%%
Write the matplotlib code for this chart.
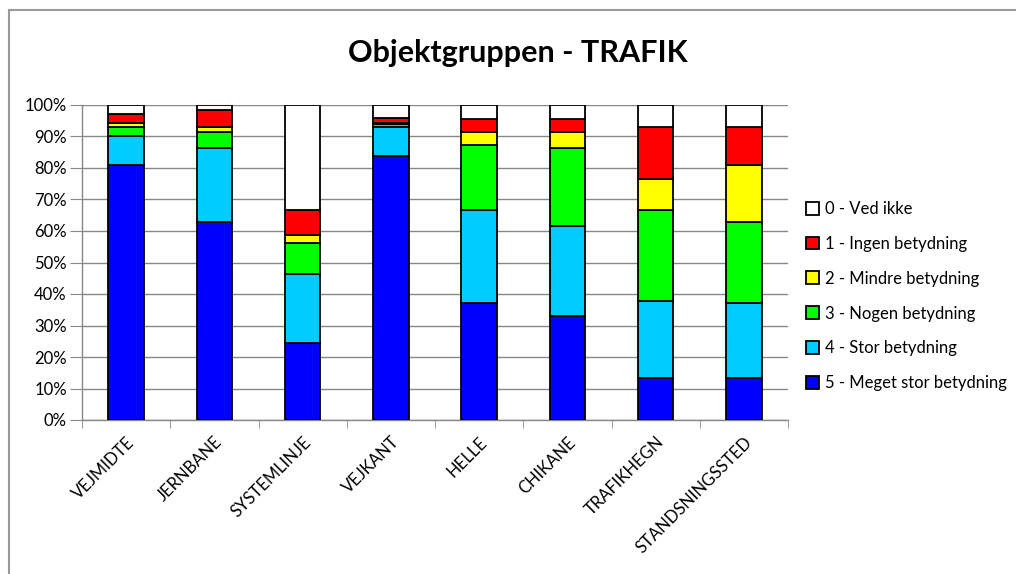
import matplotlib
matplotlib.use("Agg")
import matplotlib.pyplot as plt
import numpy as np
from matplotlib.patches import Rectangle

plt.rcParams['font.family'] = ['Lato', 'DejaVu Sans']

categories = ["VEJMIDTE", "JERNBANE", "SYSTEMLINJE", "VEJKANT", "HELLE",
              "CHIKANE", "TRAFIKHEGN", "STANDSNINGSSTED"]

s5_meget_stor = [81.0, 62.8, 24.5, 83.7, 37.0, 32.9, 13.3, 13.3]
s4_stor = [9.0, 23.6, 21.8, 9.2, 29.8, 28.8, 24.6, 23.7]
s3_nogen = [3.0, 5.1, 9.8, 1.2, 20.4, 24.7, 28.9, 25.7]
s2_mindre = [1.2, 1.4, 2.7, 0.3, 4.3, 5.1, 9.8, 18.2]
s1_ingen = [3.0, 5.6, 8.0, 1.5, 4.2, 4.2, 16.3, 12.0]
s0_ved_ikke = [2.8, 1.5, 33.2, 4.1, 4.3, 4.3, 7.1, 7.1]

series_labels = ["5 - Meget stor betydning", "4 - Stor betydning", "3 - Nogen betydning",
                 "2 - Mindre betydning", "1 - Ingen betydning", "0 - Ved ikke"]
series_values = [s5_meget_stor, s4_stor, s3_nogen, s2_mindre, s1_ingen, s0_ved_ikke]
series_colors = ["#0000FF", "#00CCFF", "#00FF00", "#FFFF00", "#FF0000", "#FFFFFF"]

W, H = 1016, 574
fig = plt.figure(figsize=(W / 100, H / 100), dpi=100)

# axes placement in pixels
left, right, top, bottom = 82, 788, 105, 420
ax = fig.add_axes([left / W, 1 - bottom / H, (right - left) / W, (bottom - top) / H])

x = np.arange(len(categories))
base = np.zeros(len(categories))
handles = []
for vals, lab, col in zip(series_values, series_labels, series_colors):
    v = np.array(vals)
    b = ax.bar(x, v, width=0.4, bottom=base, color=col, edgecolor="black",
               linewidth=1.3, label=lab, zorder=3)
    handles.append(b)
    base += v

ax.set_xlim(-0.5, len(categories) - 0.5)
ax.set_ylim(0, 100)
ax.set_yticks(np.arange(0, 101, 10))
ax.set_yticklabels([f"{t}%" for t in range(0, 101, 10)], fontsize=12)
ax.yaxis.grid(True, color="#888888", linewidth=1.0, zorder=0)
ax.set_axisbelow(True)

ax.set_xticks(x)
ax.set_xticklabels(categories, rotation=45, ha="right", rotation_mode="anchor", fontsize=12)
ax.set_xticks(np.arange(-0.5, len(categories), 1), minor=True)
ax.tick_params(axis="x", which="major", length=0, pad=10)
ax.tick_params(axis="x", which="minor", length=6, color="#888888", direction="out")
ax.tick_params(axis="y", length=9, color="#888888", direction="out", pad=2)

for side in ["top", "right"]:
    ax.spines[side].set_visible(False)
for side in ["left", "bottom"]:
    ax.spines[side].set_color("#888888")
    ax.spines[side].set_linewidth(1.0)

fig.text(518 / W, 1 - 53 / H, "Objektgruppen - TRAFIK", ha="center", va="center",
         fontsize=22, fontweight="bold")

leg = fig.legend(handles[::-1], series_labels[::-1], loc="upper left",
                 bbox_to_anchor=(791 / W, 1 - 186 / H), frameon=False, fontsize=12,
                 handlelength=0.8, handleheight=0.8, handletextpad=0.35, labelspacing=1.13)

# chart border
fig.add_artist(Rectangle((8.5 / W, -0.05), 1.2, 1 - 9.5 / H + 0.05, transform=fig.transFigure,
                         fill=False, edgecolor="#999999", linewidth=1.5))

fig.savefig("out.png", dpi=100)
%%
%%
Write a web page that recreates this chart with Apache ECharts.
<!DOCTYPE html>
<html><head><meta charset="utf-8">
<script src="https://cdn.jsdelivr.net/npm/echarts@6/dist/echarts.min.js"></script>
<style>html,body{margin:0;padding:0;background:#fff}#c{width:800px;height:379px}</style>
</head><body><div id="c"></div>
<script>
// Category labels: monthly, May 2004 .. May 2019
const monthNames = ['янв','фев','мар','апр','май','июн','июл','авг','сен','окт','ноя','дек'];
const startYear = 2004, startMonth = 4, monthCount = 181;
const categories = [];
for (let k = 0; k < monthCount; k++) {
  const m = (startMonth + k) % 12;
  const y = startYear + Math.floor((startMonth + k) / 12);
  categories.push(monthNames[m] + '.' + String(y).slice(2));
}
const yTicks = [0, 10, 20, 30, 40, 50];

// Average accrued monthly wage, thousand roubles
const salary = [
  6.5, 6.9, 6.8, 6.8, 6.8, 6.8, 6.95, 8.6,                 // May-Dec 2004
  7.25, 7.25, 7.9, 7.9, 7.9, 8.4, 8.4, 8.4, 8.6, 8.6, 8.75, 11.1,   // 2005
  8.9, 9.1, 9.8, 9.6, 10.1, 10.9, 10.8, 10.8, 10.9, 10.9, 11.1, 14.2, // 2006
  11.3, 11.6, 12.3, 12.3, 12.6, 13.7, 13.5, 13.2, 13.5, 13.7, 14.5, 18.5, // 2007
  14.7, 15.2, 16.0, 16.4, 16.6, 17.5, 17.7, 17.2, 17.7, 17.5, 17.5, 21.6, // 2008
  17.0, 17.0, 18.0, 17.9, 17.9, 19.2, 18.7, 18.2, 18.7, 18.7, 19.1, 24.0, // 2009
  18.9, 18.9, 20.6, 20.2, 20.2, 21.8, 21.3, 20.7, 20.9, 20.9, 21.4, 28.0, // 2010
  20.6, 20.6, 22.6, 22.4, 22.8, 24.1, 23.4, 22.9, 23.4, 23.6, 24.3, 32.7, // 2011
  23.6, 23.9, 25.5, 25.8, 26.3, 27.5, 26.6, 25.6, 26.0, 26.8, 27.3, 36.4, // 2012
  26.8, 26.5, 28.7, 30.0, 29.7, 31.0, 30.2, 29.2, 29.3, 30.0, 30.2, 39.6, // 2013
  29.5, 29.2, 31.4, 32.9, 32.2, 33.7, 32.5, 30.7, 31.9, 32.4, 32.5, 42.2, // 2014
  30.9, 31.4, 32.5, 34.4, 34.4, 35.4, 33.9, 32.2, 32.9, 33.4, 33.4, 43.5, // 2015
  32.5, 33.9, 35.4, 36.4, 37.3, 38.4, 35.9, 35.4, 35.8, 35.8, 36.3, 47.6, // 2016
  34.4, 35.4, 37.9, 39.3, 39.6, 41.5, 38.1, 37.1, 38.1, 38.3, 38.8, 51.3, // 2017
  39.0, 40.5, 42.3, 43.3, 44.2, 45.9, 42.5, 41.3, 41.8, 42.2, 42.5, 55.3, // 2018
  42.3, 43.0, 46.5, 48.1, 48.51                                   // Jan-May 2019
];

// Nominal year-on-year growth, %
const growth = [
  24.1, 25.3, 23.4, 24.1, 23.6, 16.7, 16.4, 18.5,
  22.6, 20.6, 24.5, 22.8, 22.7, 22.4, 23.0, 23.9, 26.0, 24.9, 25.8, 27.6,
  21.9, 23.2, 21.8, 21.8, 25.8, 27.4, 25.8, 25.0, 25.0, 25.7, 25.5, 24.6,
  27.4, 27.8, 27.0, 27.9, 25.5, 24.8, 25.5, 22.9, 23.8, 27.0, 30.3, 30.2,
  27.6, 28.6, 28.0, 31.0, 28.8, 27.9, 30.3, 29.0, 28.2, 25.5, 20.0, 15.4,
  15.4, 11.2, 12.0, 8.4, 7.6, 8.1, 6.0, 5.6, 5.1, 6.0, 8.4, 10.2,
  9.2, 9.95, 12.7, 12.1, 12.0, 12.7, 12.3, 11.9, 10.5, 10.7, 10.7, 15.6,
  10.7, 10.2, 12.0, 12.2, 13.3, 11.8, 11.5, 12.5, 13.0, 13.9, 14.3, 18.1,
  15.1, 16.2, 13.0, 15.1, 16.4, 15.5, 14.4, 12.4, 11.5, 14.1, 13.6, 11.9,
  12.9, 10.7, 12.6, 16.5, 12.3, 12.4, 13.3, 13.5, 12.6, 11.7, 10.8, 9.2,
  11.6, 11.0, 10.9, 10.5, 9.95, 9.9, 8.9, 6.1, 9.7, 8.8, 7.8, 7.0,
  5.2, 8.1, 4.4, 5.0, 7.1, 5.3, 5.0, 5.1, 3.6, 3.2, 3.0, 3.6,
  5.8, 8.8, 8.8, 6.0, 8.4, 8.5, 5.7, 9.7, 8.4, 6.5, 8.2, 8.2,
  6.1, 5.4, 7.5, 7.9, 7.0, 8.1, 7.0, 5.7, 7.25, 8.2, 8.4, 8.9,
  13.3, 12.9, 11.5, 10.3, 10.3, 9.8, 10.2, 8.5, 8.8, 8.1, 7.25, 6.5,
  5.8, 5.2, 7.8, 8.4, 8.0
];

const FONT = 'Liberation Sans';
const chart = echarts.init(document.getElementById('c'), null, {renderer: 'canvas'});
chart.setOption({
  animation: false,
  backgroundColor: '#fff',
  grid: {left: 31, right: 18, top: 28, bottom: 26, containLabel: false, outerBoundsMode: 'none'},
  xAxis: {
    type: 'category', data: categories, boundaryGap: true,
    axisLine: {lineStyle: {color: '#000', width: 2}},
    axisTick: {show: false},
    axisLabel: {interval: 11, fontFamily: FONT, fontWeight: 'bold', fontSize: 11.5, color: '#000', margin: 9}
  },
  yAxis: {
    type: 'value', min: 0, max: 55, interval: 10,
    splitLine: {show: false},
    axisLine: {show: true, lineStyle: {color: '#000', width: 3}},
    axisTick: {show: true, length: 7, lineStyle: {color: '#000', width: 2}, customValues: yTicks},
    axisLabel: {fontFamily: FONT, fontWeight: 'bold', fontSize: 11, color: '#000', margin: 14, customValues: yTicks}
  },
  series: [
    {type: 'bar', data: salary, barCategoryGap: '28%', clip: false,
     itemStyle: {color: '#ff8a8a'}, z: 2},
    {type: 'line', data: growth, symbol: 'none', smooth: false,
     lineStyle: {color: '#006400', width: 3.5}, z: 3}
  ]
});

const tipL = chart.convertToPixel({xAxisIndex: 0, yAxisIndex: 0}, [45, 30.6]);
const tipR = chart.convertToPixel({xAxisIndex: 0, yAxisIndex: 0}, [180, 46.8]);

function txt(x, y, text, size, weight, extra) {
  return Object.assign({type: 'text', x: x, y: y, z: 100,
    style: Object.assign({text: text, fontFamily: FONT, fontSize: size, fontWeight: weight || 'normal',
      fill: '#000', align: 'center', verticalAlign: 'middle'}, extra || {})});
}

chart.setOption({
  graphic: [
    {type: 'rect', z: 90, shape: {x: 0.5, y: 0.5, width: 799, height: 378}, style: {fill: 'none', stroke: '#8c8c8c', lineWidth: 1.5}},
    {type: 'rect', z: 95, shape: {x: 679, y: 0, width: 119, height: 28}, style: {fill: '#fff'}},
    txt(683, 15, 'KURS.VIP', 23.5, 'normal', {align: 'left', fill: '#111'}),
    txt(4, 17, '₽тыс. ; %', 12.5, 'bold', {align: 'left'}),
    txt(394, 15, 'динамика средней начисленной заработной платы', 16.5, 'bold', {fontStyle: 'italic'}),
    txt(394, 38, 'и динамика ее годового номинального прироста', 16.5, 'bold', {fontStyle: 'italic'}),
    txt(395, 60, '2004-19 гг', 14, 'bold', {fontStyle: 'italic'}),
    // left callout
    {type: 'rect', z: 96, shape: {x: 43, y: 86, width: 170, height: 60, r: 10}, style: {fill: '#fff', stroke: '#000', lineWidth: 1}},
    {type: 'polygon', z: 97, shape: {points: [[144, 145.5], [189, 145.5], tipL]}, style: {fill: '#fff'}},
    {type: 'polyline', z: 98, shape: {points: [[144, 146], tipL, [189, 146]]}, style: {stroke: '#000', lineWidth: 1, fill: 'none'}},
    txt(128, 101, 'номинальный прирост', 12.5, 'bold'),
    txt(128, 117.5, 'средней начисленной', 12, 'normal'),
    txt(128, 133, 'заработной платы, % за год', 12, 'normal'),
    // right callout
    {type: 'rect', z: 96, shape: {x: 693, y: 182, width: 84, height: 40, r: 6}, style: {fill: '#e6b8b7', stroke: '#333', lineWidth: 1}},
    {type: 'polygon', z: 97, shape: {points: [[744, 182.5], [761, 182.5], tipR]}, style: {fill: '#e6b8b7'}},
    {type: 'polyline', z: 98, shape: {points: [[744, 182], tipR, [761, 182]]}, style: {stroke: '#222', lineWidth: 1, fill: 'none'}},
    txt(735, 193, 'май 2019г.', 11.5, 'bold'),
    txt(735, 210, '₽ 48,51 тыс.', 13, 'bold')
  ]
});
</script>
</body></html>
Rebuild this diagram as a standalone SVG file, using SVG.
%%
• EXERCISE TASK: Your task is to reproduce only the lines from the one with "Write the matplotlib code for this chart." through the one with "s0_ved_ikke = [2.8, 1.5, 33.2, 4.1, 4.3, 4.3, 7.1, 7.1]", keeping both ends. Skip every picture.

• COMPLETED EXERCISE:
Write the matplotlib code for this chart.
import matplotlib
matplotlib.use("Agg")
import matplotlib.pyplot as plt
import numpy as np
from matplotlib.patches import Rectangle

plt.rcParams['font.family'] = ['Lato', 'DejaVu Sans']

categories = ["VEJMIDTE", "JERNBANE", "SYSTEMLINJE", "VEJKANT", "HELLE",
              "CHIKANE", "TRAFIKHEGN", "STANDSNINGSSTED"]

s5_meget_stor = [81.0, 62.8, 24.5, 83.7, 37.0, 32.9, 13.3, 13.3]
s4_stor = [9.0, 23.6, 21.8, 9.2, 29.8, 28.8, 24.6, 23.7]
s3_nogen = [3.0, 5.1, 9.8, 1.2, 20.4, 24.7, 28.9, 25.7]
s2_mindre = [1.2, 1.4, 2.7, 0.3, 4.3, 5.1, 9.8, 18.2]
s1_ingen = [3.0, 5.6, 8.0, 1.5, 4.2, 4.2, 16.3, 12.0]
s0_ved_ikke = [2.8, 1.5, 33.2, 4.1, 4.3, 4.3, 7.1, 7.1]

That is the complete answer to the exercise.